• [PROBLEM DETAILS] An exact copy of all the data is required, with pictures left out.

• [RAW DATA]
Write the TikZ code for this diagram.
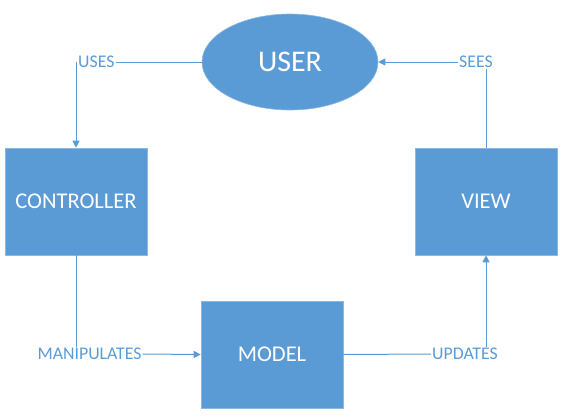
\documentclass[tikz,border=0pt]{standalone}
\usepackage{fontspec}
\setmainfont{Carlito}
\usetikzlibrary{arrows.meta,shapes.geometric}
\definecolor{mvcblue}{HTML}{5B9BD5}
\definecolor{mvcline}{HTML}{5B9BD5}
\tikzset{
  box/.style={rectangle, fill=mvcblue, draw=mvcblue!70!white, line width=0.6pt, text=white, minimum width=142pt, minimum height=107pt, inner sep=0pt, font=\fontsize{22.5}{25}\selectfont},
  oval/.style={ellipse, fill=mvcblue, draw=mvcblue!70!white, line width=0.6pt, text=white, minimum width=176pt, minimum height=96pt, inner sep=0pt, font=\fontsize{30}{33}\selectfont},
  lbl/.style={text=mvcblue, inner sep=1pt, font=\fontsize{17.8}{20}\selectfont},
  conn/.style={draw=mvcline, line width=1pt},
  arr/.style={conn, -{Triangle[width=7pt,length=7pt]}}
}
\begin{document}
\begin{tikzpicture}[x=1pt,y=-1pt]
\useasboundingbox (0,0) rectangle (563,416);
\node[oval] (user) at (290,62) {USER};
\node[box] (ctrl) at (76,201.5) {CONTROLLER};
\node[box] (view) at (486,201.5) {VIEW};
\node[box] (model) at (272,354.5) {MODEL};
\coordinate (c1) at (76,62);
\node[lbl, anchor=west] (uses) at (77,62) {USES};
\node[lbl] (sees) at (476,62) {SEES};
\node[lbl] (manip) at (89.5,354) {MANIPULATES};
\node[lbl] (upd) at (465,354) {UPDATES};
\draw[conn] (user.west) -- (uses.east);
\draw[arr] (c1) -- (ctrl.north);
\draw[conn] (ctrl.south) -- (ctrl.south |- manip.north);
\draw[arr] (manip.east) -- (model.west);
\draw[conn] (model.east) -- (upd.west);
\draw[arr] (view.south |- upd.north) -- (view.south);
\draw[conn] (view.north) -- (view.north |- sees.south);
\draw[arr] (sees.west) -- (user.east);
\end{tikzpicture}
\end{document}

• [RIGHT ANSWER]
Write the TikZ code for this diagram.
\documentclass[tikz,border=0pt]{standalone}
\usepackage{fontspec}
\setmainfont{Carlito}
\usetikzlibrary{arrows.meta,shapes.geometric}
\definecolor{mvcblue}{HTML}{5B9BD5}
\definecolor{mvcline}{HTML}{5B9BD5}
\tikzset{
  box/.style={rectangle, fill=mvcblue, draw=mvcblue!70!white, line width=0.6pt, text=white, minimum width=142pt, minimum height=107pt, inner sep=0pt, font=\fontsize{22.5}{25}\selectfont},
  oval/.style={ellipse, fill=mvcblue, draw=mvcblue!70!white, line width=0.6pt, text=white, minimum width=176pt, minimum height=96pt, inner sep=0pt, font=\fontsize{30}{33}\selectfont},
  lbl/.style={text=mvcblue, inner sep=1pt, font=\fontsize{17.8}{20}\selectfont},
  conn/.style={draw=mvcline, line width=1pt},
  arr/.style={conn, -{Triangle[width=7pt,length=7pt]}}
}
\begin{document}
\begin{tikzpicture}[x=1pt,y=-1pt]
\useasboundingbox (0,0) rectangle (563,416);
\node[oval] (user) at (290,62) {USER};
\node[box] (ctrl) at (76,201.5) {CONTROLLER};
\node[box] (view) at (486,201.5) {VIEW};
\node[box] (model) at (272,354.5) {MODEL};
\coordinate (c1) at (76,62);
\node[lbl, anchor=west] (uses) at (77,62) {USES};
\node[lbl] (sees) at (476,62) {SEES};
\node[lbl] (manip) at (89.5,354) {MANIPULATES};
\node[lbl] (upd) at (465,354) {UPDATES};
\draw[conn] (user.west) -- (uses.east);
\draw[arr] (c1) -- (ctrl.north);
\draw[conn] (ctrl.south) -- (ctrl.south |- manip.north);
\draw[arr] (manip.east) -- (model.west);
\draw[conn] (model.east) -- (upd.west);
\draw[arr] (view.south |- upd.north) -- (view.south);
\draw[conn] (view.north) -- (view.north |- sees.south);
\draw[arr] (sees.west) -- (user.east);
\end{tikzpicture}
\end{document}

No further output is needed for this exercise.